WHAT IS REQUIRED: Output the full listing below exactly as it reads, and skip anything that is a picture.
-------------------------
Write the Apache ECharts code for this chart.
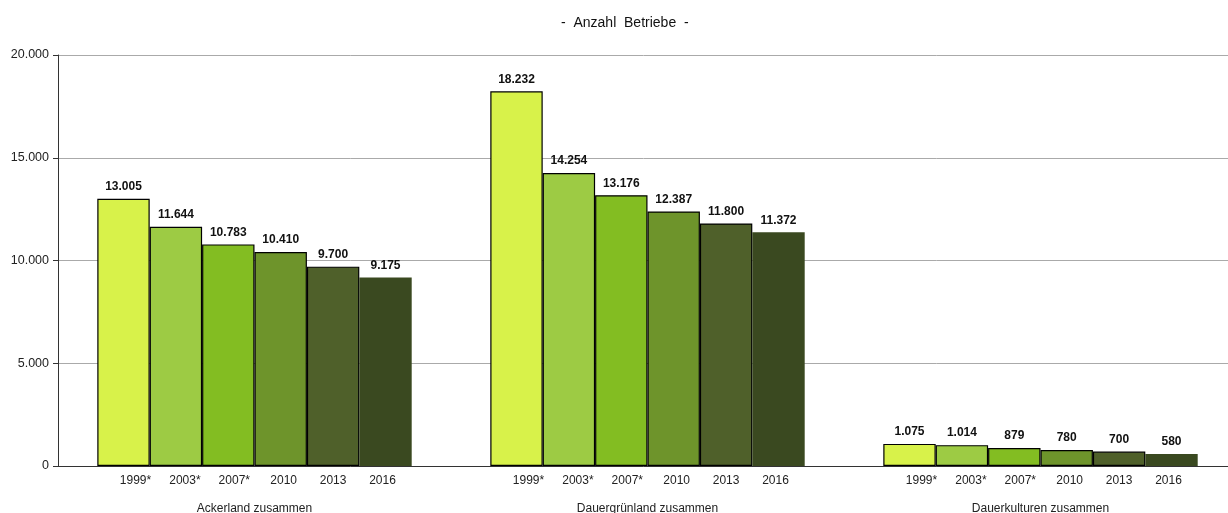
<!DOCTYPE html>
<html>
<head>
<meta charset="utf-8">
<script src="https://cdn.jsdelivr.net/npm/echarts@6/dist/echarts.min.js"></script>
<style>
html,body{margin:0;padding:0;background:#fff;}
#c{width:1228px;height:513px;}
</style>
</head>
<body>
<div id="c"></div>
<script>
const groups = ['Ackerland zusammen', 'Dauergrünland zusammen', 'Dauerkulturen zusammen'];
const years = ['1999*', '2003*', '2007*', '2010', '2013', '2016'];
const v1999 = [13005, 18232, 1075];
const v2003 = [11644, 14254, 1014];
const v2007 = [10783, 13176, 879];
const v2010 = [10410, 12387, 780];
const v2013 = [9700, 11800, 700];
const v2016 = [9175, 11372, 580];
const yTicks = [0, 5000, 10000, 15000, 20000];
const colors = ['#D8F24A', '#9DCB44', '#83BD22', '#6E942B', '#4F602A', '#3A4920'];
const seriesValues = [v1999, v2003, v2007, v2010, v2013, v2016];

function fmt(v) {
  return String(v).replace(/\B(?=(\d{3})+(?!\d))/g, '.');
}

const chart = echarts.init(document.getElementById('c'));
const FONT = '"Liberation Sans", Arial, sans-serif';

chart.setOption({
  animation: false,
  backgroundColor: '#fff',
  title: {
    text: '-  Anzahl  Betriebe  -',
    left: 556,
    top: 11,
    textStyle: { fontFamily: FONT, fontSize: 14, fontWeight: 'normal', color: '#111' }
  },
  grid: { left: 58, right: -9, top: 55, bottom: 47, containLabel: false, outerBoundsMode: 'none' },
  xAxis: {
    type: 'category',
    data: groups,
    axisLine: { lineStyle: { color: '#333', width: 1 } },
    axisTick: { show: false },
    axisLabel: {
      interval: 0,
      margin: 5,
      fontFamily: FONT,
      formatter: function (val) {
        let s = '{sp|}';
        years.forEach(y => { s += '{y|' + y + '}'; });
        return s + '\n{g|' + val + '}';
      },
      rich: {
        sp: { width: 9, lineHeight: 20 },
        y: { width: 49.4, align: 'center', fontSize: 12, fontFamily: FONT, color: '#222', lineHeight: 20 },
        g: { fontSize: 12, fontFamily: FONT, color: '#222', lineHeight: 36 }
      }
    }
  },
  yAxis: {
    type: 'value',
    min: yTicks[0],
    max: yTicks[yTicks.length - 1],
    interval: yTicks[1] - yTicks[0],
    axisLine: { show: true, lineStyle: { color: '#333', width: 1 } },
    axisTick: { show: true, length: 5, lineStyle: { color: '#333' } },
    axisLabel: { formatter: fmt, fontFamily: FONT, fontSize: 12.5, color: '#222', margin: 9 },
    splitLine: { lineStyle: { color: '#aaaaaa', width: 1 } }
  },
  series: seriesValues.map((vals, i) => ({
    name: years[i],
    type: 'bar',
    data: vals,
    barGap: '0%',
    barCategoryGap: '20%',
    itemStyle: {
      color: colors[i],
      borderColor: i === 5 ? colors[i] : '#000',
      borderWidth: i === 5 ? 0 : 1.2
    },
    label: {
      show: true,
      position: 'top',
      distance: 6,
      formatter: p => fmt(p.value),
      fontFamily: FONT,
      fontSize: 12,
      fontWeight: 'bold',
      color: '#111'
    }
  }))
});
</script>
</body>
</html>
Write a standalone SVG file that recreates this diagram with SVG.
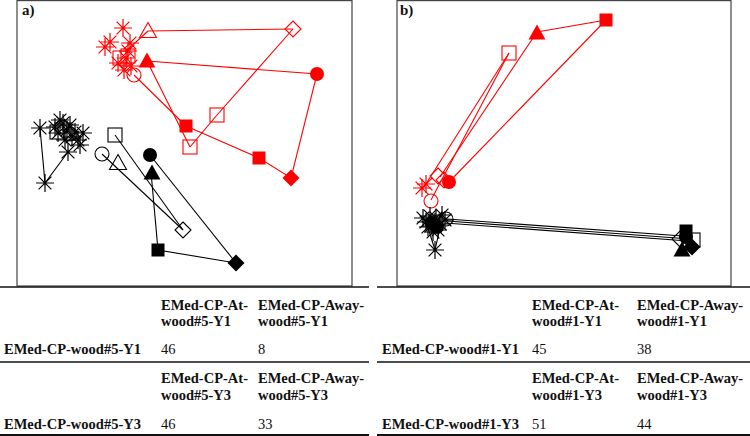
-------------------------
CORRECT RESPONSE:
Write the Apache ECharts code for this chart.
<!DOCTYPE html>
<html>
<head>
<meta charset="utf-8">
<script src="https://cdn.jsdelivr.net/npm/echarts@6/dist/echarts.min.js"></script>
<style>
html,body{margin:0;padding:0;background:#fff;}
#c{width:1228px;height:513px;}
</style>
</head>
<body>
<div id="c"></div>
<script>
const groups = ['Ackerland zusammen', 'Dauergrünland zusammen', 'Dauerkulturen zusammen'];
const years = ['1999*', '2003*', '2007*', '2010', '2013', '2016'];
const v1999 = [13005, 18232, 1075];
const v2003 = [11644, 14254, 1014];
const v2007 = [10783, 13176, 879];
const v2010 = [10410, 12387, 780];
const v2013 = [9700, 11800, 700];
const v2016 = [9175, 11372, 580];
const yTicks = [0, 5000, 10000, 15000, 20000];
const colors = ['#D8F24A', '#9DCB44', '#83BD22', '#6E942B', '#4F602A', '#3A4920'];
const seriesValues = [v1999, v2003, v2007, v2010, v2013, v2016];

function fmt(v) {
  return String(v).replace(/\B(?=(\d{3})+(?!\d))/g, '.');
}

const chart = echarts.init(document.getElementById('c'));
const FONT = '"Liberation Sans", Arial, sans-serif';

chart.setOption({
  animation: false,
  backgroundColor: '#fff',
  title: {
    text: '-  Anzahl  Betriebe  -',
    left: 556,
    top: 11,
    textStyle: { fontFamily: FONT, fontSize: 14, fontWeight: 'normal', color: '#111' }
  },
  grid: { left: 58, right: -9, top: 55, bottom: 47, containLabel: false, outerBoundsMode: 'none' },
  xAxis: {
    type: 'category',
    data: groups,
    axisLine: { lineStyle: { color: '#333', width: 1 } },
    axisTick: { show: false },
    axisLabel: {
      interval: 0,
      margin: 5,
      fontFamily: FONT,
      formatter: function (val) {
        let s = '{sp|}';
        years.forEach(y => { s += '{y|' + y + '}'; });
        return s + '\n{g|' + val + '}';
      },
      rich: {
        sp: { width: 9, lineHeight: 20 },
        y: { width: 49.4, align: 'center', fontSize: 12, fontFamily: FONT, color: '#222', lineHeight: 20 },
        g: { fontSize: 12, fontFamily: FONT, color: '#222', lineHeight: 36 }
      }
    }
  },
  yAxis: {
    type: 'value',
    min: yTicks[0],
    max: yTicks[yTicks.length - 1],
    interval: yTicks[1] - yTicks[0],
    axisLine: { show: true, lineStyle: { color: '#333', width: 1 } },
    axisTick: { show: true, length: 5, lineStyle: { color: '#333' } },
    axisLabel: { formatter: fmt, fontFamily: FONT, fontSize: 12.5, color: '#222', margin: 9 },
    splitLine: { lineStyle: { color: '#aaaaaa', width: 1 } }
  },
  series: seriesValues.map((vals, i) => ({
    name: years[i],
    type: 'bar',
    data: vals,
    barGap: '0%',
    barCategoryGap: '20%',
    itemStyle: {
      color: colors[i],
      borderColor: i === 5 ? colors[i] : '#000',
      borderWidth: i === 5 ? 0 : 1.2
    },
    label: {
      show: true,
      position: 'top',
      distance: 6,
      formatter: p => fmt(p.value),
      fontFamily: FONT,
      fontSize: 12,
      fontWeight: 'bold',
      color: '#111'
    }
  }))
});
</script>
</body>
</html>
Write a standalone SVG file that recreates this diagram with SVG.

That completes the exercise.